Class: NBayes::Base

Inherits:

Object

Object
NBayes::Base

show all

Defined in:: lib/nbayes.rb

Instance Attribute Summary collapse

#assume_uniform ⇒ Object

Returns the value of attribute assume_uniform.
#binarized ⇒ Object readonly

Returns the value of attribute binarized.
#data ⇒ Object

Returns the value of attribute data.
#debug ⇒ Object

Returns the value of attribute debug.
#k ⇒ Object

Returns the value of attribute k.
#vocab ⇒ Object

Returns the value of attribute vocab.

Class Method Summary collapse

.from(yml_file) ⇒ Object

Loads class instance from a data file (e.g., yaml).
.from_yml(yml_data) ⇒ Object

Instance Method Summary collapse

#calculate_probabilities(tokens) ⇒ Object

Calculates the actual probability of a class given the tokens (this is the work horse of the code).
#category_stats ⇒ Object
#classify(tokens) ⇒ Object
#delete_category(category) ⇒ Object

Delete an entire category from the classification data.
#dump(arg) ⇒ Object

Dumps class instance to a data file (e.g., yaml) or a string.
#initialize(options = {}) ⇒ Base constructor

A new instance of Base.
#load(yml) ⇒ Object

Load class instance.
#normalize(prob_numerator) ⇒ Object
#purge_less_than(x) ⇒ Object

Allows removal of low frequency words that increase processing time and may overfit - tokens with a count less than x (measured by summing across all classes) are removed Ex: nb.purge_less_than(2).
#reset_after_import ⇒ Object

called internally after yaml import to reset Hash defaults.
#train(tokens, category) ⇒ Object
#untrain(tokens, category) ⇒ Object

Be carefull with this function: * It decrement the number of examples for the category.

Constructor Details

#initialize(options = {}) ⇒ `Base`

Returns a new instance of Base.

# File 'lib/nbayes.rb', line 183

def initialize(options={})
  @debug = false
  @k = 1
  @binarized = options[:binarized] || false
  @assume_uniform = false
  @vocab = Vocab.new(:log_size => options[:log_vocab])
  @data = Data.new
end

Instance Attribute Details

#assume_uniform ⇒ `Object`

Returns the value of attribute assume_uniform.



180
181
182

# File 'lib/nbayes.rb', line 180

def assume_uniform
  @assume_uniform
end

#binarized ⇒ `Object` (readonly)

Returns the value of attribute binarized.



181
182
183

# File 'lib/nbayes.rb', line 181

def binarized
  @binarized
end

#data ⇒ `Object`

Returns the value of attribute data.



180
181
182

# File 'lib/nbayes.rb', line 180

def data
  @data
end

#debug ⇒ `Object`

Returns the value of attribute debug.



180
181
182

# File 'lib/nbayes.rb', line 180

def debug
  @debug
end

#k ⇒ `Object`

Returns the value of attribute k.



180
181
182

# File 'lib/nbayes.rb', line 180

def k
  @k
end

#vocab ⇒ `Object`

Returns the value of attribute vocab.



180
181
182

# File 'lib/nbayes.rb', line 180

def vocab
  @vocab
end

Class Method Details

.from(yml_file) ⇒ `Object`

Loads class instance from a data file (e.g., yaml)

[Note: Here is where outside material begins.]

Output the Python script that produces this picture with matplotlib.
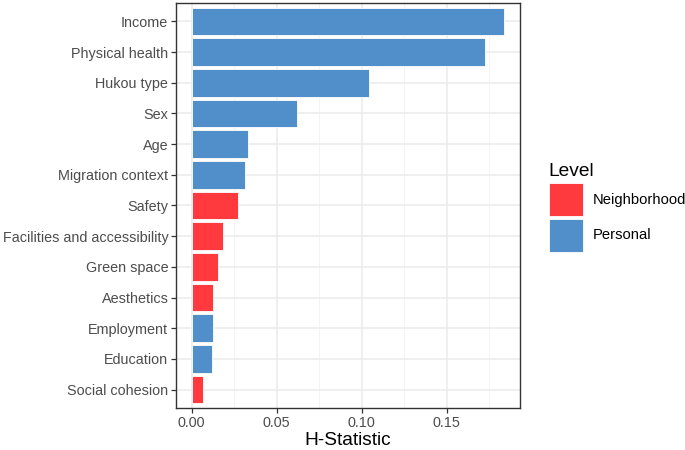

# File 'lib/nbayes.rb', line 321

def self.from(yml_file)
  File.open(yml_file, "rb") do |file|
    self.from_yml(file.read)
  end
end

.from_yml(yml_data) ⇒ `Object`

# File 'lib/nbayes.rb', line 314

def self.from_yml(yml_data)
  nbayes = YAML.load(yml_data)
  nbayes.reset_after_import()  # yaml does not properly set the defaults on the Hashes
  nbayes
end

Instance Method Details

#calculate_probabilities(tokens) ⇒ `Object`

Calculates the actual probability of a class given the tokens (this is the work horse of the code)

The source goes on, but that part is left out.